Тюремщик сообщил, что осталось еще 5 минут, такой сухой показалась ему встреча матери и сына, или ему стало жаль нас.
— Увидела и хватит.
Мать была таким человеком.
Когда она в детстве заставляла меня идти помогать родственникам, с ее стороны не было долгих разъяснений. Достаточно было короткого и четкого указания. Но на свидании, наверное, и матери было сложно сдерживать свои чувства. Она бы просто разрыдалась, если бы дольше смотрела на сына в тюрьме. После этой встречи я навсегда запомнил ее слова «действуй всегда согласно своему убеждению».
Я вышел из тюрьмы, когда мать тяжело болела. Состояние ее ухудшалось. Мать родила семерых детей, двоих похоронила, младшего сына тоже чуть было не потеряла, и казалось, что она успокоилась только когда меня, наконец, освободили.
Как было уже сказано, у матери не было ни одной спокойной минуты, пока она не поставила всех на ноги; она никогда не тратила на себя время и деньги; у нее не было ничего своего, — 15 декабря этого же года мамы не стало. Сразу же после того, как средний брат заключил договор на покупку дома в районе Имун.
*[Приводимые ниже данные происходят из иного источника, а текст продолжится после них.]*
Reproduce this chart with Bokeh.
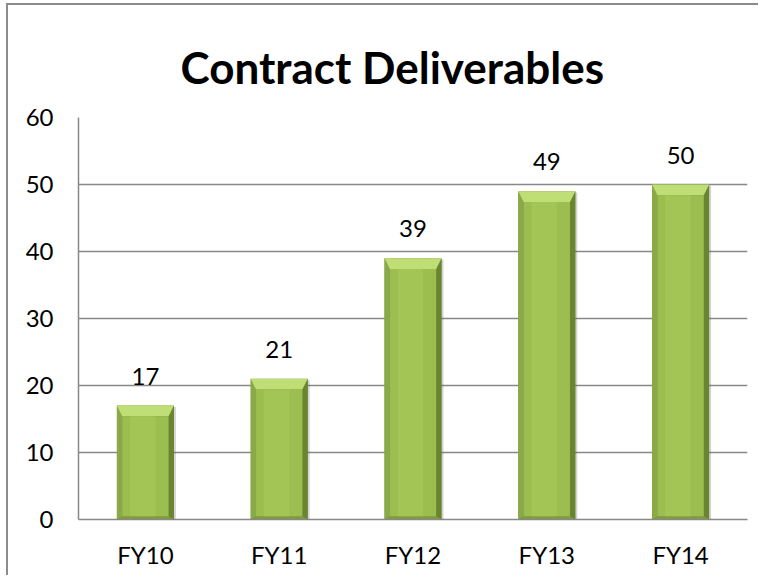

Она умерла именно в тот момент, когда сбылась ее мечта иметь «свой дом». Отец и мать выжили после кораблекрушения, возвращаясь на родину, пожертвовали всем ради семьи, работая на рынке Поханга и Итэвона. Как же тосклива была ее смерть в чужом доме! Все родные плакали, когда мама уходила на небеса, и плакали в тот день, когда переезжали в новый дом.
Мама, о которой думали дети, и жена, о которой думал отец, это совсем разные образы. Отец провел оставшиеся годы в Ичоне провинции Кенги. Старший брат купил для него небольшое хозяйство. Как только он переехал, он перенес могилу матери с собой. И сам сделал надпись на ее надгробье.